Web Scraping using vba

Abdmujib

Board Regular
Joined
May 15, 2022
Messages
88
Office Version
  1. 365
Platform
  1. Windows
Pls, I want to write a vba code for web scaraping. I want to access betexplorer.com soccer section, for the matches that would be played today (if possible with option to be extend it to to other days i.e tomorrow and any other days).

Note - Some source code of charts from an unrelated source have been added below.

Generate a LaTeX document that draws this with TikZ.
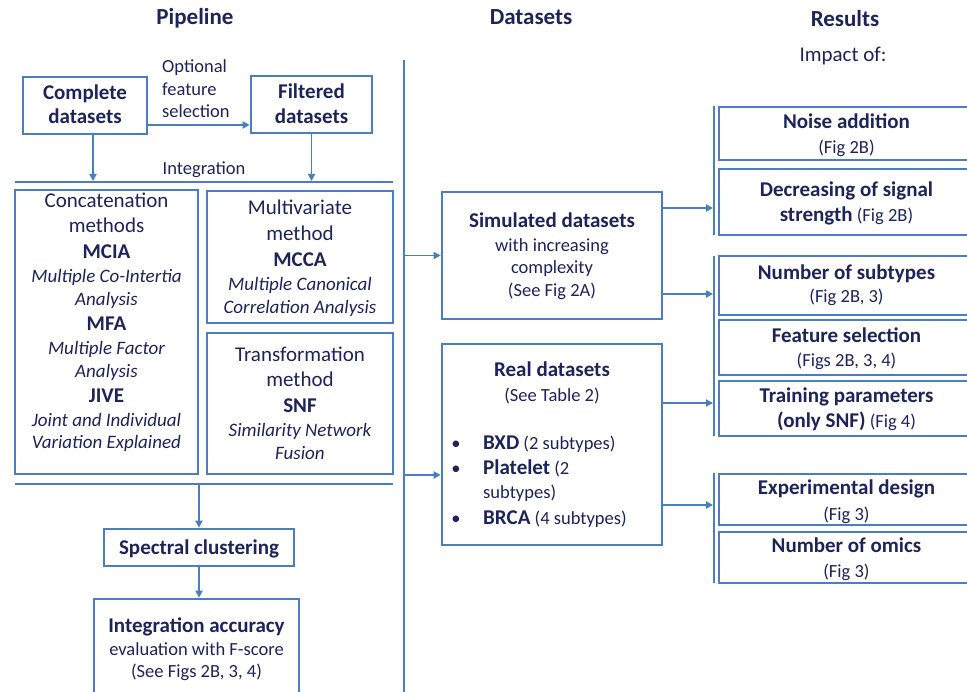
\documentclass[tikz,border=0pt]{standalone}
\usepackage{fontspec}
\setmainfont{Carlito}
\usetikzlibrary{arrows.meta}
\definecolor{lineblue}{RGB}{74,126,190}
\definecolor{navy}{RGB}{30,36,90}
\newcommand\bigsz{\fontsize{21}{25}\selectfont}
\newcommand\smlsz{\fontsize{18.5}{22}\selectfont}
\newcommand\itsz{\fontsize{19}{22}\selectfont}
\tikzset{
  box/.style={draw=lineblue,line width=2.6pt,rectangle,inner sep=0pt},
  lnk/.style={draw=lineblue,line width=2.2pt},
  arr/.style={draw=lineblue,line width=1.8pt,-{Triangle[length=7pt,width=7pt]}},
  tx/.style={anchor=base,inner sep=0pt,text=navy},
  tb/.style={tx,font=\bigsz\bfseries},
  tr/.style={tx,font=\bigsz},
  ts/.style={tx,font=\smlsz},
  ti/.style={tx,font=\itsz\itshape},
  ttl/.style={tx,font=\fontsize{23}{27}\selectfont\bfseries},
}
\begin{document}
\begin{tikzpicture}[x=1pt,y=-1pt]
\clip (0,0) rectangle (967,692);
\fill[white] (0,0) rectangle (967,692);
% titles
\node[ttl] (tpipe) at (195,25) {Pipeline};
\node[ttl] (tdata) at (531,25) {Datasets};
\node[ttl] (tres) at (845,27) {Results};
\node[tr] (timp) at (843,62) {Impact of:};
% main divider
\coordinate (vtop) at (404,60);
\coordinate (vbot) at (404,700);
\draw[lnk] (vtop) -- (vbot);
% pipeline boxes
\node[box,minimum width=124pt,minimum height=57pt] (complete) at (85,105.5) {};
\node[tb] (complete1) at (85,100) {Complete};
\node[tb] (complete2) at (85,124) {datasets};
\node[box,minimum width=121pt,minimum height=57pt] (filtered) at (311.5,104.5) {};
\node[tb] (filtered1) at (311.5,99) {Filtered};
\node[tb] (filtered2) at (311.5,124) {datasets};
\node[ts,anchor=base west] (opt1) at (162,73) {Optional};
\node[ts,anchor=base west] (opt2) at (162,96) {feature};
\node[ts,anchor=base west] (opt3) at (162,118) {selection};
\coordinate (ca) at (0,125);
\draw[arr] (complete.east |- ca) -- (filtered.west |- ca);
% integration line
\coordinate (l1l) at (15,182);
\coordinate (l1r) at (393,182);
\draw[lnk] (l1l) -- (l1r);
\node[ts] (integ) at (204,175) {Integration};
\coordinate (da) at (93,181);
\draw[arr] (complete.south -| da) -- (da);
\draw[arr] (filtered.south) -- (filtered.south |- da);
% concatenation
\node[box,minimum width=183pt,minimum height=284pt] (concat) at (106.5,332) {};
\node[tr] (c1) at (106.5,208) {Concatenation};
\node[tr] (c2) at (106.5,233) {methods};
\node[tb] (c3) at (106.5,259) {MCIA};
\node[ti] (c4) at (106.5,283) {Multiple Co-Intertia};
\node[ti] (c5) at (106.5,306) {Analysis};
\node[tb] (c6) at (106.5,331) {MFA};
\node[ti] (c7) at (106.5,355) {Multiple Factor};
\node[ti] (c8) at (106.5,378) {Analysis};
\node[tb] (c9) at (106.5,403) {JIVE};
\node[ti] (c10) at (106.5,427) {Joint and Individual};
\node[ti] (c11) at (106.5,449) {Variation Explained};
% multivariate
\node[box,minimum width=186pt,minimum height=132pt] (multi) at (300,257) {};
\node[tr] (m1) at (300,215) {Multivariate};
\node[tr] (m2) at (300,241) {method};
\node[tb] (m3) at (300,267) {MCCA};
\node[ti] (m4) at (300,291) {Multiple Canonical};
\node[ti] (m5) at (300,314) {Correlation Analysis};
% transformation
\node[box,minimum width=186pt,minimum height=141pt] (transf) at (300,403.5) {};
\node[tr] (t1) at (300,362) {Transformation};
\node[tr] (t2) at (300,387) {method};
\node[tb] (t3) at (300,413) {SNF};
\node[ti] (t4) at (300,437) {Similarity Network};
\node[ti] (t5) at (300,460) {Fusion};
% lower line
\coordinate (l2l) at (15,484);
\coordinate (l2r) at (393,484);
\draw[lnk] (l2l) -- (l2r);
% spectral
\node[box,minimum width=190pt,minimum height=37pt] (spectral) at (199,547.5) {};
\node[tb] (s1) at (199,554) {Spectral clustering};
\draw[arr] (spectral.north |- l2l) -- (spectral.north);
% accuracy
\node[box,minimum width=205pt,minimum height=101pt] (accuracy) at (196.5,649.5) {};
\node[tb] (a1) at (196.5,632) {Integration accuracy};
\node[ts] (a2) at (196.5,655) {evaluation with F-score};
\node[ts] (a3) at (196.5,677) {(See Figs 2B, 3, 4)};
\draw[arr] (spectral.south) -- (spectral.south |- accuracy.north);
% datasets
\node[box,minimum width=220pt,minimum height=127pt] (sim) at (552,255.5) {};
\node[tb] (sim1) at (552,228) {Simulated datasets};
\node[ts] (sim2) at (552,252) {with increasing};
\node[ts] (sim3) at (552,274) {complexity};
\node[ts] (sim4) at (552,297) {(See Fig 2A)};
\node[box,minimum width=220pt,minimum height=201pt] (real) at (552,444.5) {};
\node[tb] (real1) at (552,377) {Real datasets};
\node[ts] (real2) at (552,402) {(See Table 2)};
\node[ts] (bul1) at (456,450) {\textbullet};
\node[ts] (bul2) at (456,475) {\textbullet};
\node[ts] (bul3) at (456,524) {\textbullet};
\node[ts,anchor=base west] (r1) at (483,450) {{\bigsz\bfseries BXD} (2 subtypes)};
\node[ts,anchor=base west] (r2) at (483,475) {{\bigsz\bfseries Platelet} (2};
\node[ts,anchor=base west] (r3) at (483,499) {subtypes)};
\node[ts,anchor=base west] (r4) at (483,524) {{\bigsz\bfseries BRCA} (4 subtypes)};
\draw[arr] (vtop |- sim.west) -- (sim.west);
\coordinate (va2) at (404,475);
\draw[arr] (va2) -- (real.west |- va2);
% result brackets
\coordinate (g1t) at (714,106);
\coordinate (g1b) at (714,235);
\coordinate (g2t) at (714,256);
\coordinate (g2b) at (714,436);
\coordinate (g3t) at (714,473);
\coordinate (g3b) at (714,583);
\draw[lnk] (g1t) -- (g1b);
\draw[lnk] (g2t) -- (g2b);
\draw[lnk] (g3t) -- (g3b);
\coordinate (e1) at (713,208);
\coordinate (e2) at (713,294);
\coordinate (e3) at (713,403);
\coordinate (e4) at (713,505);
\draw[arr] (sim.east |- e1) -- (e1);
\draw[arr] (sim.east |- e2) -- (e2);
\draw[arr] (real.east |- e3) -- (e3);
\draw[arr] (real.east |- e4) -- (e4);
% result boxes
\node[box,minimum width=255pt,minimum height=53pt] (noise) at (846.5,133.5) {};
\node[tb] (n1) at (846.5,129) {Noise addition};
\node[ts] (n2) at (846.5,154) {(Fig 2B)};
\node[box,minimum width=255pt,minimum height=66pt] (decr) at (846.5,202) {};
\node[tb] (d1) at (846.5,197) {Decreasing of signal};
\node[ts] (d2) at (846.5,222) {{\bigsz\bfseries strength} (Fig 2B)};
\node[box,minimum width=255pt,minimum height=59pt] (nsub) at (846.5,285.5) {};
\node[tb] (ns1) at (846.5,280) {Number of subtypes};
\node[ts] (ns2) at (846.5,303) {(Fig 2B, 3)};
\node[box,minimum width=255pt,minimum height=55pt] (feat) at (846.5,347.5) {};
\node[tb] (f1) at (846.5,343) {Feature selection};
\node[ts] (f2) at (846.5,367) {(Figs 2B, 3, 4)};
\node[box,minimum width=255pt,minimum height=55pt] (train) at (846.5,408.5) {};
\node[tb] (tr1) at (846.5,403) {Training parameters};
\node[ts] (tr2) at (846.5,428) {{\bigsz\bfseries (only SNF)} (Fig 4)};
\node[box,minimum width=255pt,minimum height=51pt] (exper) at (846.5,499.5) {};
\node[tb] (x1) at (846.5,495) {Experimental design};
\node[ts] (x2) at (846.5,520) {(Fig 3)};
\node[box,minimum width=255pt,minimum height=51pt] (omics) at (846.5,557.5) {};
\node[tb] (o1) at (846.5,552) {Number of omics};
\node[ts] (o2) at (846.5,577) {(Fig 3)};
\end{tikzpicture}
\end{document}
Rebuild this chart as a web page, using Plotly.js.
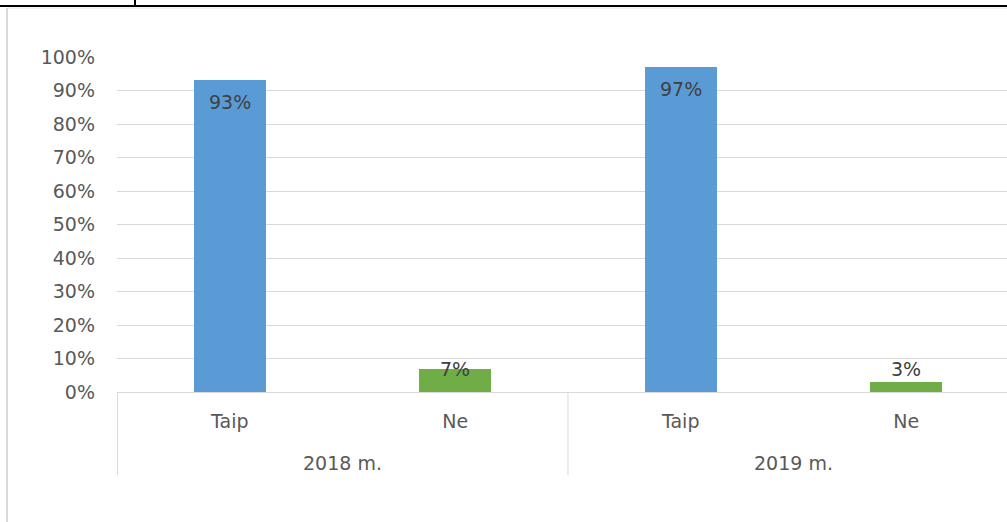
<!DOCTYPE html>
<html>
<head>
<meta charset="utf-8">
<script src="https://cdn.plot.ly/plotly-3.0.1.min.js"></script>
<style>html,body{margin:0;padding:0;background:#fff;}#chart{width:1007px;height:522px;}</style>
</head>
<body>
<div id="chart"></div>
<script>
const groups = ['2018 m.', '2019 m.'];
const years = ['2018 m.', '2018 m.', '2019 m.', '2019 m.'];
const answers = ['Taip', 'Ne', 'Taip', 'Ne'];
const values = [93, 7, 97, 3];
const labels = ['93%', '7%', '97%', '3%'];
const barColors = ['#5B9BD5', '#70AD47', '#5B9BD5', '#70AD47'];
const yTickVals = [0, 10, 20, 30, 40, 50, 60, 70, 80, 90, 100];
const yTickText = ['0%', '10%', '20%', '30%', '40%', '50%', '60%', '70%', '80%', '90%', '100%'];

const font = 'DejaVu Sans, sans-serif';
const FS = 19;

const keys = years.map((y, i) => y + ' | ' + answers[i]);

const trace = {
  type: 'bar',
  x: keys,
  y: values,
  width: 0.32,
  marker: {color: barColors},
  hoverinfo: 'none'
};

const annotations = values.map((v, i) => {
  const big = v > 50;
  return {
    x: keys[i], xref: 'x', y: v, yref: 'y',
    text: labels[i], showarrow: false,
    yanchor: big ? 'top' : (v > 5 ? 'middle' : 'bottom'),
    yshift: big ? -9 : (v > 5 ? 0 : 0),
    font: {family: font, size: FS, color: '#404040'}
  };
});

groups.forEach((g, gi) => {
  annotations.push({
    x: gi * 2 + 0.5, xref: 'x', y: -0.212, yref: 'paper',
    text: g, showarrow: false, yanchor: 'middle',
    font: {family: font, size: FS, color: '#595959'}
  });
});

const shapes = [
  // outer frame decorations
  {type: 'line', xref: 'paper', yref: 'paper', x0: -0.14, x1: 1.02, y0: 1.152, y1: 1.152, line: {color: '#000', width: 2}},
  {type: 'line', xref: 'paper', yref: 'paper', x0: 0.0202, x1: 0.0202, y0: 1.152, y1: 1.2, line: {color: '#000', width: 2}},
  {type: 'line', xref: 'paper', yref: 'paper', x0: -0.1236, x1: -0.1236, y0: 1.146, y1: -0.4, line: {color: '#D9D9D9', width: 2}},
  {type: 'line', xref: 'paper', yref: 'paper', x0: -0.1236, x1: 1.02, y0: 1.146, y1: 1.146, line: {color: '#E6E6E6', width: 1}},
  // group dividers
  {type: 'line', xref: 'paper', yref: 'paper', x0: 0.0006, x1: 0.0006, y0: 0, y1: -0.248, line: {color: '#D9D9D9', width: 1}}
];
for (let gi = 1; gi < groups.length; gi++) {
  shapes.push({type: 'line', xref: 'x', yref: 'paper', x0: gi * 2 - 0.5, x1: gi * 2 - 0.5, y0: 0, y1: -0.248, line: {color: '#D9D9D9', width: 1}});
}

const layout = {
  width: 1007, height: 522,
  margin: {l: 117, r: 0, t: 57, b: 130},
  paper_bgcolor: '#fff', plot_bgcolor: '#fff',
  showlegend: false,
  font: {family: font, size: FS, color: '#595959'},
  xaxis: {
    type: 'category',
    range: [-0.5, 3.447],
    tickvals: keys,
    ticktext: answers,
    showgrid: false,
    showline: false,
    zeroline: false,
    ticks: '',
    ticklabelstandoff: 16,
    tickfont: {family: font, size: FS, color: '#595959'},
    fixedrange: true
  },
  yaxis: {
    range: [0, 100],
    tickvals: yTickVals,
    ticktext: yTickText,
    showgrid: true, gridcolor: '#D9D9D9', gridwidth: 1,
    zeroline: true, zerolinecolor: '#D9D9D9', zerolinewidth: 1,
    showline: false, ticks: '',
    ticklabelstandoff: 21,
    tickfont: {family: font, size: FS, color: '#595959'},
    fixedrange: true
  },
  annotations: annotations,
  shapes: shapes,
  bargap: 0
};

Plotly.newPlot('chart', [trace], layout, {displayModeBar: false, staticPlot: true});
</script>
</body>
</html>
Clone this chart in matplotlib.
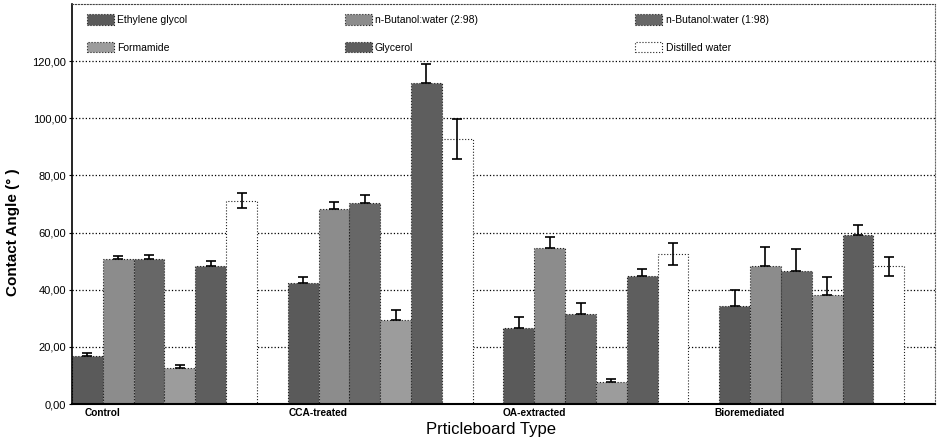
import numpy as np
from matplotlib import pyplot as plt
from matplotlib.patches import Patch

plt.rcParams['font.family'] = ['Liberation Sans', 'DejaVu Sans']

groups = ["Control", "CCA-treated", "OA-extracted", "Bioremediated"]
series = ["Ethylene glycol", "n-Butanol:water (2:98)", "n-Butanol:water (1:98)",
          "Formamide", "Glycerol", "Distilled water"]

ethylene = [16.8, 42.3, 26.5, 34.4]
but_298 = [50.8, 68.1, 54.6, 48.2]
but_198 = [50.8, 70.2, 31.5, 46.7]
formamide = [12.6, 29.5, 7.8, 38.2]
glycerol = [48.4, 112.3, 44.7, 59.3]
water = [71.2, 92.9, 52.6, 48.2]

ethylene_err = [1.0, 2.3, 3.8, 5.4]
but_298_err = [1.0, 2.6, 3.9, 6.7]
but_198_err = [1.3, 3.0, 4.0, 7.6]
formamide_err = [1.0, 3.5, 1.0, 6.4]
glycerol_err = [1.5, 6.7, 2.7, 3.2]
water_err = [2.6, 7.0, 3.8, 3.4]

values = [ethylene, but_298, but_198, formamide, glycerol, water]
errors = [ethylene_err, but_298_err, but_198_err, formamide_err, glycerol_err, water_err]
colors = ["#5a5a5a", "#8c8c8c", "#676767", "#9c9c9c", "#5e5e5e", "#ffffff"]

fig = plt.figure(figsize=(9.39, 4.43), dpi=100)
ax = fig.add_axes([0.0767, 0.088, 0.919, 0.903])

base = np.arange(len(groups)) * 7
for j in range(len(series)):
    xs = base + j
    v = np.array(values[j])
    e = np.array(errors[j])
    ax.bar(xs, v, width=1.0, color=colors[j], edgecolor="#222222",
           linewidth=0.8, linestyle=":", zorder=2)
    # only the white bars show the lower half of the error bar
    if j == 5:
        yerr = e
    else:
        yerr = [np.zeros_like(e), e]
    ax.errorbar(xs, v, yerr=yerr, fmt="none", ecolor="black",
                elinewidth=1.2, capsize=3.5, capthick=1.2, zorder=3)

ax.set_xlim(-0.5, 27.5)
ax.set_ylim(0, 140)
yt = np.arange(0, 121, 20)
ax.set_yticks(yt)
ax.set_yticklabels([("%.2f" % t).replace(".", ",") for t in yt], fontsize=8)
ax.set_xticks(base + 0.5)
ax.set_xticklabels(groups, fontsize=7.3, fontweight="bold")
ax.tick_params(axis="x", length=0, pad=3)
ax.tick_params(axis="y", length=2, pad=2)

ax.yaxis.grid(True, linestyle=":", color="black", linewidth=0.9, zorder=0)
ax.set_axisbelow(True)

ax.spines["left"].set_linewidth(1.2)
ax.spines["bottom"].set_linewidth(1.5)
ax.spines["top"].set_linestyle(":")
ax.spines["top"].set_color("#444444")
ax.spines["right"].set_linestyle(":")
ax.spines["right"].set_color("#666666")

ax.set_ylabel("Contact Angle (° )", fontsize=11, fontweight="bold")
ax.yaxis.set_label_coords(-0.06, 0.43)
ax.set_xlabel("Prticleboard Type", fontsize=12)
ax.xaxis.set_label_coords(0.485, -0.045)

order = [0, 3, 1, 4, 2, 5]
handles = [Patch(facecolor=colors[k], edgecolor="#222222", linestyle=":",
                 linewidth=0.8) for k in order]
labels = [series[k] for k in order]
ax.legend(handles, labels, ncol=3, mode="expand", loc="upper left",
          bbox_to_anchor=(0.012, 0.985, 0.80, 0.0), frameon=False,
          fontsize=7.5, handlelength=2.6, handleheight=1.2, handletextpad=0.3,
          labelspacing=1.6, borderaxespad=0)

fig.savefig("out.png", dpi=100)
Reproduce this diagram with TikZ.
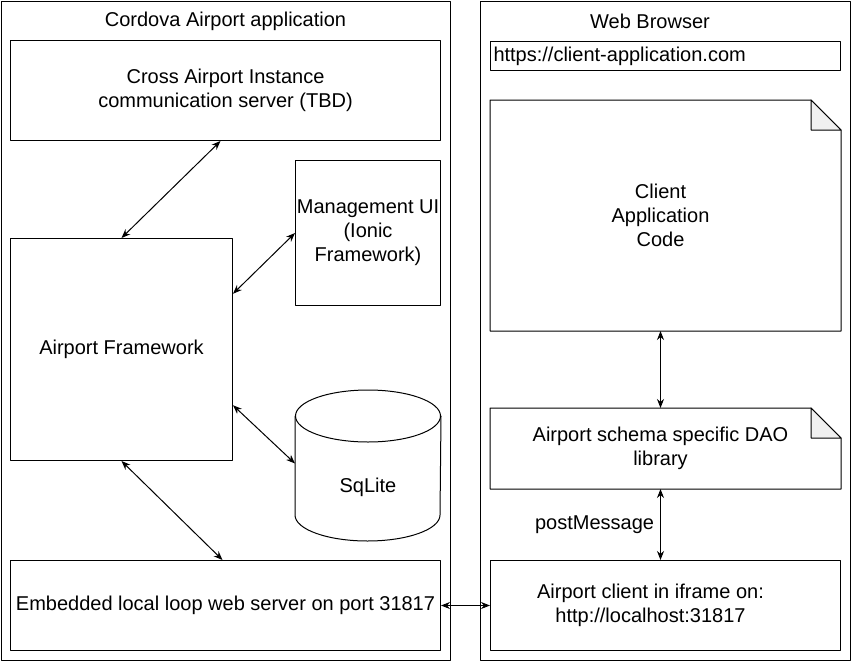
\documentclass[tikz,border=0pt]{standalone}
\usepackage{fontspec}
\setmainfont{Liberation Sans}
\usepackage{tikz}
\usetikzlibrary{calc}
\usetikzlibrary{arrows.meta}
\definecolor{foldgray}{rgb}{0.94,0.94,0.94}
\tikzstyle{every node}=[font=\fontsize{20}{24}\selectfont]
\tikzset{blk/.style={draw,inner sep=0pt,align=center,anchor=north west},
  shp/.style={inner sep=0pt,align=center,anchor=north west}}

\begin{document}
\begin{tikzpicture}[line cap=round,line join=round,>={Stealth[length=9pt,width=7pt]},x=1pt,y=-1pt,line width=1pt]
            \useasboundingbox (0,0) rectangle (851,661);
            % containers
            \node[blk,minimum width=449,minimum height=659] (cordova) at (1,1) {};
            \node (cordovatitle) at (225.5,21) {Cordova Airport application};
            \node[blk,minimum width=370,minimum height=659] (browser) at (480,1) {};
            \node (browsertitle) at (650,21) {Web Browser};
            % left side
            \node[blk,minimum width=430,minimum height=100] (cross) at (10,40) {Cross Airport Instance\\communication server (TBD)};
            \node[blk,minimum width=222,minimum height=222] (fw) at (10,238) {Airport Framework};
            \node[blk,minimum width=145,minimum height=145] (mgmt) at (295,160) {Management UI\\(Ionic\\Framework)};
            \node[shp,minimum width=145,minimum height=150] (sql) at (295,390) {};
            \node (sqltext) at ($(sql.center)+(0,22)$) {SqLite};
            \node[blk,minimum width=430,minimum height=90] (embedded) at (10,560) {Embedded local loop web server on port 31817};
            % right side
            \node[blk,minimum width=350,minimum height=29,text width=344,align=left,inner xsep=3] (url) at (490,41) {https://client-application.com};
            \node[shp,minimum width=350,minimum height=230,label={[xshift=-5,align=center]center:Client\\Application\\Code}] (code) at (490,100) {};
            \node[shp,minimum width=350,minimum height=80,label={[xshift=-5,align=center]center:Airport schema specific DAO\\library}] (dao) at (490,408) {};
            \node[blk,minimum width=350,minimum height=90,label={[xshift=-15,align=center]center:Airport client in iframe on:\\http://localhost:31817}] (client) at (490,560) {};
            % shapes
            \foreach \d in {code,dao}{
              \draw (\d.north west) -- ([xshift=-30]\d.north east) -- ([yshift=-30]\d.north east) -- (\d.south east) -- (\d.south west) -- cycle;
              \filldraw[fill=foldgray] ([xshift=-30]\d.north east) -- ([xshift=-30,yshift=-30]\d.north east) -- ([yshift=-30]\d.north east) -- cycle;
            }
            \draw ($(sql.north)+(0,26)$) ellipse [x radius=72.5,y radius=26];
            \draw ($(sql.north west)+(0,26)$) -- ($(sql.south west)+(0,-26)$) arc [start angle=180,end angle=0,x radius=72.5,y radius=26] -- ($(sql.north east)+(0,26)$);
            % connectors
            \draw [<->] ([xshift=-5]cross.south) -- (fw.north);
            \draw [<->] ($(fw.north east)!0.25!(fw.south east)$) -- (mgmt.west);
            \draw [<->] ($(fw.north east)!0.75!(fw.south east)$) -- ([yshift=2]sql.west);
            \draw [<->] (fw.south) -- ([xshift=-3]embedded.north);
            \draw [<->] (embedded.east) -- (client.west);
            \draw [<->] ([xshift=-5]code.south) -- ([xshift=-5]dao.north);
            \draw [<->] ([xshift=-5]dao.south) -- node[left,inner sep=6] (pm) {postMessage} ([xshift=-5]client.north);
\end{tikzpicture}
\end{document}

The program looks at all the games being played that day. It checks each game's record to see if certain pattern happened before in previous games between those teams. For example, if Manchester United is playing against Arsenal, the program will check if both teams scored, times they scored more than 1 goal, times they scored more than 2 goals, times they scored more than 3 goals and times they scored more than 4 goals and times when both team did not score. If the program finds these things happening in at least 70% of the previous games between Manchester United and Arsenal. Then the result will be matches that has the pattern occurrence at least 70%. with the pattern that occurred listed against it and the link to the match.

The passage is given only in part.